In their presentations, Yamagishi of JICA and Kiraku of NHK explained what had happened with Serbs and Muslims of Srebrenica in their efforts to overcome their animosity and achieve reconciliation.
Ms. Maki Yamagishi of JICA, found as challenges lack of trust towards the government and the population decline due to the emigration and Ms. Sachi Kiraku, NHK reviewed the Serbs and Muslims continue to face difficulty achieving reconciliation 20 years after the genocide.
Introduced by Professor Kurosawa of Kyoritsu Women’s University, Ms. Yamagishi explained the JICA’s rural development project for the confidence-building. The project started in 2006 in aiming to developing the equality and trust among the ethnic groups as the tangible results of peacebuilding efforts through the agricultural activities. The project enabled the community residents to regain the means to support themselves financially, but also it made the harassments each other between the Muslims and the Serbs reduced. Confidence, mutual friendship, sense of pride of themselves and security increased. According to Ms. Yamagishi, the success of the project attributed to the onsite presence of the project expert to ensure swift interventions in the conflicts.
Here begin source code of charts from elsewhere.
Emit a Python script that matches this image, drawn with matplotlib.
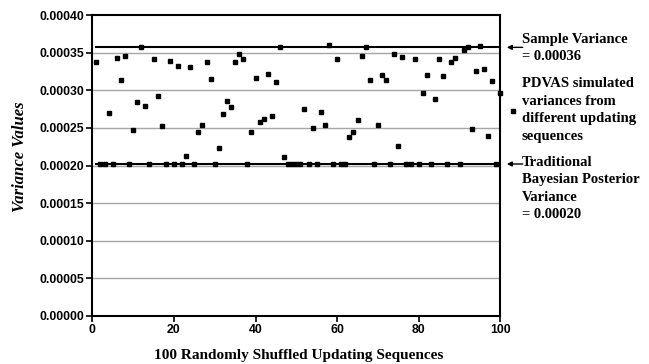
import matplotlib
matplotlib.use("Agg")
import matplotlib.pyplot as plt
import numpy as np

# ---- data ----
sequence = list(range(1, 101))
pdvas_variance = [
    0.000338, 0.000202, 0.000202, 0.000270, 0.000202, 0.000343, 0.000314, 0.000345, 0.000202, 0.000247,
    0.000285, 0.000357, 0.000279, 0.000202, 0.000341, 0.000292, 0.000252, 0.000202, 0.000339, 0.000202,
    0.000332, 0.000202, 0.000213, 0.000331, 0.000202, 0.000244, 0.000254, 0.000338, 0.000315, 0.000202,
    0.000223, 0.000269, 0.000286, 0.000278, 0.000337, 0.000348, 0.000341, 0.000202, 0.000244, 0.000316,
    0.000258, 0.000262, 0.000322, 0.000266, 0.000311, 0.000358, 0.000211, 0.000202, 0.000202, 0.000202,
    0.000202, 0.000275, 0.000202, 0.000250, 0.000202, 0.000271, 0.000254, 0.000360, 0.000202, 0.000341,
    0.000202, 0.000202, 0.000238, 0.000244, 0.000260, 0.000345, 0.000357, 0.000313, 0.000202, 0.000254,
    0.000320, 0.000313, 0.000202, 0.000348, 0.000226, 0.000344, 0.000202, 0.000202, 0.000341, 0.000202,
    0.000296, 0.000320, 0.000202, 0.000288, 0.000341, 0.000319, 0.000202, 0.000337, 0.000343, 0.000202,
    0.000354, 0.000357, 0.000248, 0.000325, 0.000359, 0.000328, 0.000239, 0.000312, 0.000202, 0.000297,
]
sample_variance = 0.000357
bayes_variance = 0.000202
line_x = [1, 100]
x_ticks = [0, 20, 40, 60, 80, 100]
y_ticks = [0.0, 0.00005, 0.0001, 0.00015, 0.0002, 0.00025, 0.0003, 0.00035, 0.0004]

legend_sample = "Sample Variance\n= 0.00036"
legend_pdvas = "PDVAS simulated\nvariances from\ndifferent updating\nsequences"
legend_bayes = "Traditional\nBayesian Posterior\nVariance\n= 0.00020"
x_label = "100 Randomly Shuffled Updating Sequences"
y_label = "Variance Values"

# ---- figure ----
W, H = 649, 364
fig = plt.figure(figsize=(W / 100, H / 100), dpi=100)
ax = fig.add_axes([92.3 / W, 1 - 316 / H, (500.3 - 92.3) / W, (316 - 15) / H])

serif = "Liberation Serif"
sans = "Liberation Sans"

for v in y_ticks[1:-1]:
    ax.axhline(v, color="#a6a6a6", lw=1.0, zorder=1)

ax.plot(line_x, [sample_variance] * 2, color="black", lw=1.5, zorder=2)
ax.plot(line_x, [bayes_variance] * 2, color="black", lw=1.5, zorder=2)
ax.plot(sequence, pdvas_variance, linestyle="none", marker="s", markersize=3.3,
        color="black", zorder=3, clip_on=False)

ax.set_xlim(0, 100)
ax.set_ylim(0, 0.0004)
ax.set_xticks(x_ticks)
ax.set_yticks(y_ticks)
ax.set_yticklabels([f"{v:.5f}" for v in y_ticks])
for lab in ax.get_xticklabels() + ax.get_yticklabels():
    lab.set_fontfamily(sans)
    lab.set_fontweight("bold")
    lab.set_fontsize(8.8)
ax.tick_params(direction="out", length=4, width=1.2, pad=2)
for s in ax.spines.values():
    s.set_linewidth(1.5)

def px(x, y):
    return x / W, 1 - y / H

fig.text(*px(20, 157), y_label, rotation=90, ha="center", va="center",
         family=serif, style="italic", fontweight="bold", fontsize=12)
fig.text(*px(299, 355), x_label, ha="center", va="center",
         family=serif, fontweight="bold", fontsize=11)

# legend-like annotations
fs_leg = 10.5
ls_leg = 1.45
fig.text(*px(522, 48), legend_sample, ha="left", va="center",
         family=serif, fontweight="bold", fontsize=fs_leg, linespacing=ls_leg)
fig.text(*px(522, 110), legend_pdvas, ha="left", va="center",
         family=serif, fontweight="bold", fontsize=fs_leg, linespacing=ls_leg)
fig.text(*px(522, 156), legend_bayes, ha="left", va="top",
         family=serif, fontweight="bold", fontsize=fs_leg, linespacing=ls_leg)

fig.lines.append(plt.Line2D([513 / W], [1 - 111 / H], marker="s", markersize=3.3,
                            color="black", transform=fig.transFigure, linestyle="none"))
for yv in (sample_variance, bayes_variance):
    ax.annotate("", xy=(101.6, yv), xytext=(105.5, yv), xycoords="data",
                annotation_clip=False,
                arrowprops=dict(arrowstyle="-|>", color="black", lw=1.0,
                                mutation_scale=7, shrinkA=0, shrinkB=0))

fig.savefig("out.png", dpi=100)
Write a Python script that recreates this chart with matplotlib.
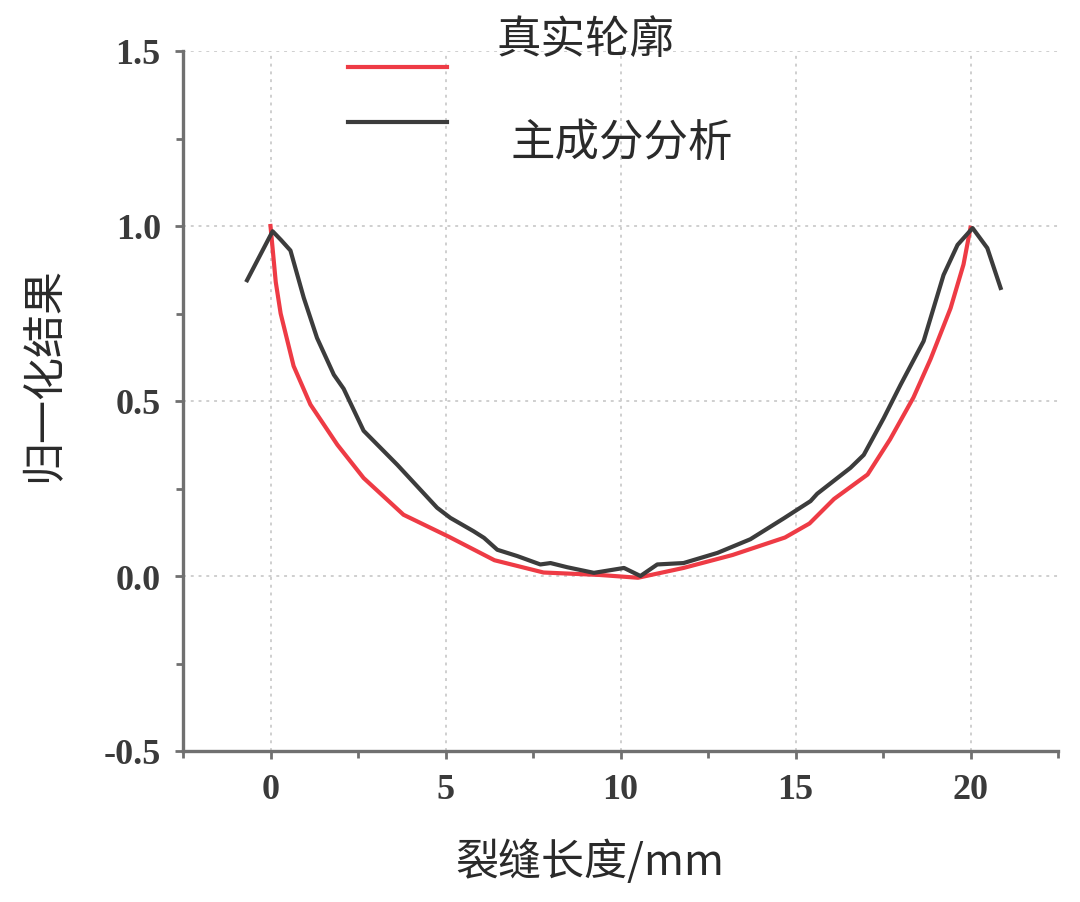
import matplotlib
matplotlib.use("Agg")
import matplotlib.pyplot as plt
from matplotlib.ticker import MultipleLocator

# ---- data ----
true_x = [0.0, 0.15, 0.29, 0.66, 1.14, 1.91, 2.66, 3.8, 5.1, 6.4, 7.8, 9.4, 10.5,
          11.8, 13.2, 14.7, 15.4, 16.1, 17.06, 17.7, 18.37, 18.86, 19.43, 19.8, 20.0]
true_y = [1.0, 0.84, 0.75, 0.60, 0.49, 0.375, 0.28, 0.175, 0.112, 0.045, 0.01, 0.003, -0.005,
          0.023, 0.06, 0.11, 0.15, 0.22, 0.29, 0.39, 0.51, 0.62, 0.765, 0.89, 0.995]

pca_x = [-0.67, 0.06, 0.3, 0.57, 0.95, 1.33, 1.81, 2.09, 2.66, 3.62, 4.76, 5.14, 5.8, 6.1,
         6.48, 7.05, 7.71, 8.0, 8.48, 9.24, 10.1, 10.57, 11.05, 11.8, 12.77, 13.71, 14.67,
         15.43, 15.62, 16.57, 16.95, 17.52, 18.0, 18.66, 19.23, 19.63, 20.06, 20.48, 20.86]
pca_y = [0.845, 0.985, 0.96, 0.93, 0.795, 0.68, 0.575, 0.535, 0.415, 0.318, 0.195, 0.166,
         0.128, 0.109, 0.075, 0.057, 0.033, 0.037, 0.025, 0.009, 0.023, 0.0, 0.033, 0.037,
         0.066, 0.105, 0.165, 0.214, 0.235, 0.309, 0.346, 0.451, 0.546, 0.671, 0.86, 0.946,
         0.994, 0.937, 0.823]

series_labels = ["真实轮廓", "主成分分析"]
x_label = "裂缝长度/mm"
y_label = "归一化结果"
x_ticks = [0, 5, 10, 15, 20]
y_ticks = [-0.5, 0.0, 0.5, 1.0, 1.5]

cjk = ["Noto Sans CJK SC", "DejaVu Sans"]
serif = ["Liberation Serif", "DejaVu Serif"]

fig = plt.figure(figsize=(10.8, 9.03), dpi=100)
ax = fig.add_axes([183/1080, 1-752/903, 875/1080, 700/903])

red_c = "#ee3b45"
blk_c = "#3c3c3c"
l1, = ax.plot(true_x, true_y, color=red_c, lw=3.0, zorder=3)
l2, = ax.plot(pca_x, pca_y, color=blk_c, lw=3.0, zorder=4)

ax.set_xlim(-2.5, 22.5)
ax.set_ylim(-0.5, 1.5)
ax.set_xticks(x_ticks)
ax.set_yticks(y_ticks)
ax.set_yticklabels([f"{v:.1f}" for v in y_ticks])
ax.xaxis.set_minor_locator(MultipleLocator(2.5))
ax.yaxis.set_minor_locator(MultipleLocator(0.25))

for s in ["top", "right"]:
    ax.spines[s].set_visible(False)
for s in ["left", "bottom"]:
    ax.spines[s].set_color("#707070")
    ax.spines[s].set_linewidth(2.4)

ax.tick_params(which="both", direction="out", color="#707070", width=2.0)
ax.tick_params(which="major", length=6, pad=10, labelsize=26, labelcolor="#3a3a3a")
ax.tick_params(which="minor", length=5)
for t in ax.get_xticklabels() + ax.get_yticklabels():
    t.set_family(serif)
    t.set_fontweight("bold")

ax.grid(True, which="major", linestyle=(0, (1.5, 2.5)), color="#cfcfcf", lw=1.4, zorder=0)

ax.set_xlabel(x_label, family=cjk, fontsize=31, color="#2a2a2a")
ax.xaxis.set_label_coords((590-183)/875, (752-840)/700)
ax.set_ylabel(y_label, family=cjk, fontsize=31, color="#2a2a2a")
ax.yaxis.set_label_coords((66-183)/875, (752-375)/700)

leg = ax.legend([l1, l2], ["", ""], loc="center",
                bbox_to_anchor=((397.5-183)/875, (752-98.5)/700),
                frameon=False, fontsize=10, handlelength=7.1, handleheight=2.0,
                handletextpad=0, borderpad=0, labelspacing=2.39, borderaxespad=0)

ax.text((585-183)/875, (752-40)/700, series_labels[0], transform=ax.transAxes,
        ha="center", va="center", family=cjk, fontsize=32, color="#2a2a2a")
ax.text((622-183)/875, (752-143)/700, series_labels[1], transform=ax.transAxes,
        ha="center", va="center", family=cjk, fontsize=32, color="#2a2a2a")

fig.savefig("out.png", dpi=100)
Ms. Yamagishi’s presentation included the review of a documentary in which 2 residents, the Serb and the Muslim, testified the evolution of Srebrenica as the JICA’s project progressed. The challenges, such as the lack of trust towards the government and the population decline due to the emigration were mentioned. In such circumstances, consideration of the ethnic balance was a key to the successful implementation of the project.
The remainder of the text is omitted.